Oppenheimer intends to file with the U.S. Securities and Exchange Commission (the “SEC”) a preliminary proxy statement in connection with the proposed domestication and to mail a definitive proxy statement and other relevant documents to Oppenheimer shareholders.  Shareholders of Oppenheimer and other interested persons are advised to read, when available, Oppenheimer’s preliminary proxy statement, and amendments thereto, and definitive proxy statement in connection with Oppenheimer’s solicitation of proxies for the meeting to be held to approve the proposed domestication because these proxy statements will contain important information about Oppenheimer and the proposed domestication.  The definitive proxy statement will be mailed to shareholders as of a record date to be established for voting on the proposed domestication.  Shareholders also will be able to obtain a copy of the preliminary and definitive proxy statements, without charge, once available, at the SEC’s internet site at http://www.sec.gov or by directing a request to:  Oppenheimer Holdings Inc., P.O. Box 2015, Suite 1110, 20 Eglinton Avenue West, Toronto, Ontario, Canada M4R 1K8, telephone (416) 322-1515.
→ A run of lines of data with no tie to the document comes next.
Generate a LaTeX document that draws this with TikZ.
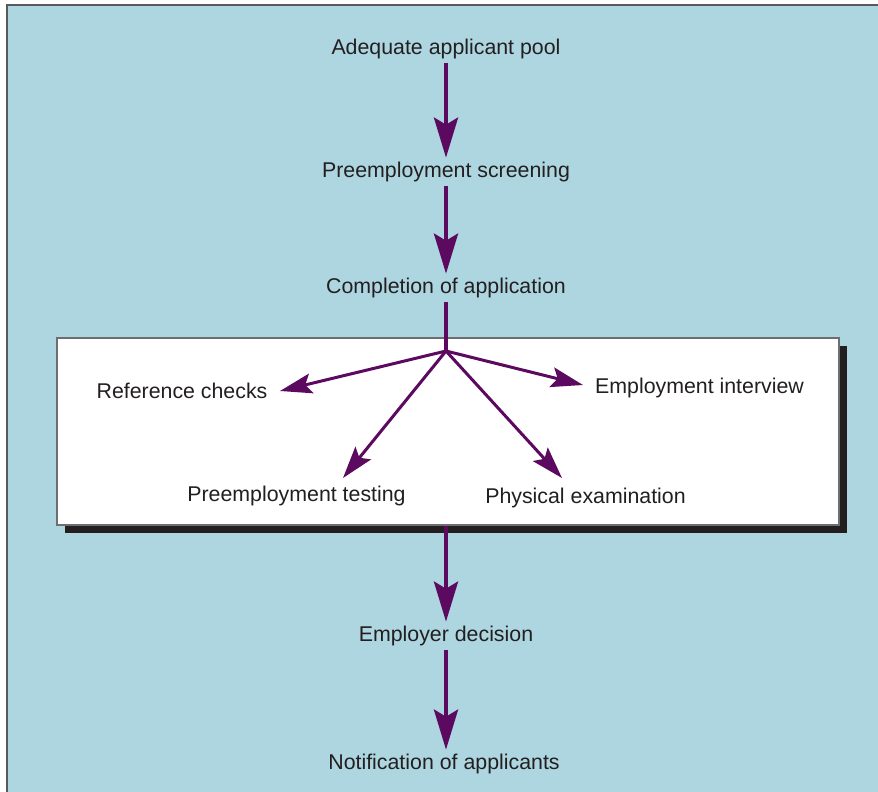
\documentclass[tikz,border=0pt]{standalone}
\usepackage{fontspec}
\setmainfont{Liberation Sans}
\usetikzlibrary{arrows.meta,shadows}
\definecolor{bgblue}{HTML}{ADD6E1}
\definecolor{arrowpurple}{HTML}{5C0A60}
\definecolor{textdark}{HTML}{231F20}
\definecolor{framegray}{HTML}{58595B}
\definecolor{boxgray}{HTML}{6D6E71}
\begin{document}
\begin{tikzpicture}[x=0.5pt,y=-0.5pt,
  lbl/.style={font=\fontsize{10.67pt}{12pt}\selectfont, text=textdark, inner sep=2pt},
  mainarrow/.style={draw=arrowpurple, line width=2.2pt, -{Stealth[length=20pt,width=12pt,inset=3.5pt]}},
  brancharrow/.style={draw=arrowpurple, line width=1.5pt, -{Stealth[length=16pt,width=10pt,inset=3pt]}},
  stemline/.style={draw=arrowpurple, line width=2.2pt},
  whitebox/.style={draw=boxgray, line width=1pt, fill=white, minimum width=391pt, minimum height=93.3pt, inner sep=0pt,
    drop shadow={shadow xshift=4pt, shadow yshift=-4pt, fill=textdark, opacity=1}}]
\useasboundingbox (0,0) rectangle (878,792);
\fill[white] (0,0) rectangle (878,792);
\fill[bgblue] (6.5,5.5) rectangle (880,795);
\draw[framegray, line width=1pt] (6.5,795) -- (6.5,5.5) -- (880,5.5);

% main column
\node[lbl] (pool) at (446,49) {Adequate applicant pool};
\node[lbl] (screen) at (446,172) {Preemployment screening};
\node[lbl] (complete) at (446,288) {Completion of application};
\node[lbl] (decision) at (446,636) {Employer decision};
\node[lbl] (notify) at (444,764) {Notification of applicants};

% box
\node[whitebox] (box) at (448.3,431.7) {};
\node[lbl] (ref) at (182,391) {Reference checks};
\node[lbl] (interview) at (699.5,388) {Employment interview};
\node[lbl] (testing) at (296.5,496) {Preemployment testing};
\node[lbl] (physical) at (585.5,498) {Physical examination};

\coordinate (apex) at (446,351);
\coordinate (refTip) at (280,391);
\coordinate (intTip) at (583,385);
\coordinate (testTip) at (343,478);
\coordinate (physTip) at (562,478);

\draw[mainarrow] (pool.south) -- (screen.north);
\draw[mainarrow] (screen.south) -- (complete.north);
\draw[stemline] (complete.south) -- (apex);
\draw[brancharrow] (apex) -- (refTip);
\draw[brancharrow] (apex) -- (intTip);
\draw[brancharrow] (apex) -- (testTip);
\draw[brancharrow] (apex) -- (physTip);
\draw[mainarrow] (decision |- box.south) -- (decision.north);
\draw[mainarrow] (decision.south) -- ([xshift=1pt]notify.north);
\end{tikzpicture}
\end{document}
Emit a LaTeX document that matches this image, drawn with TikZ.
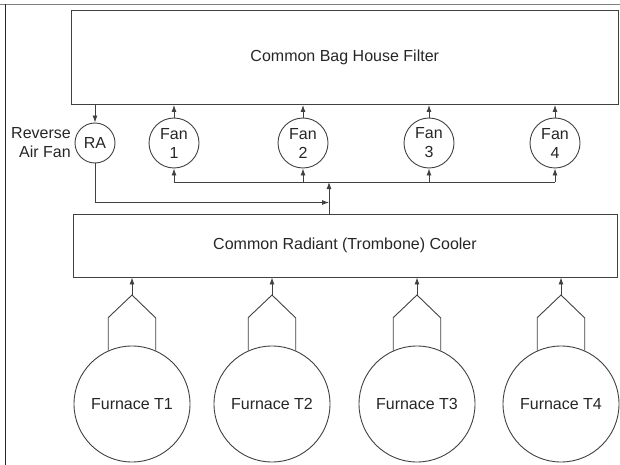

This press release shall not constitute an offer to sell or the solicitation of an offer to buy nor shall there be any sale of these securities in any state in which such offer, solicitation or sale would be unlawful prior to registration or qualification under the securities laws of any such state.


Oppenheimer, through its principal subsidiaries, Oppenheimer & Co. Inc. (a U.S. broker-dealer) and Oppenheimer Asset Management Inc., offers a wide range of investment banking, securities, investment management and wealth management services from over 86 offices in 21 states and through local broker-dealers in 4 foreign jurisdictions. Oppenheimer Credit Corp. offers syndication as well as trading of issued corporate loans. Oppenheimer employs over 3,300 people. Oppenheimer offers trust and estate services through OPY Trust Company. Evanston Financial Corporation is engaged in mortgage brokerage and servicing. In addition, through its subsidiary, Freedom Investments, Inc. and the BUYandHOLD division of Freedom, Oppenheimer offers online discount brokerage and dollar-based investing services.


This press release includes certain “forward-looking statements” relating to anticipated future performance.  For a discussion of the factors that could cause future performance to be different than anticipated, reference is made to Oppenheimer’s Annual Report on Form 10-K for the year ended December 31, 2008.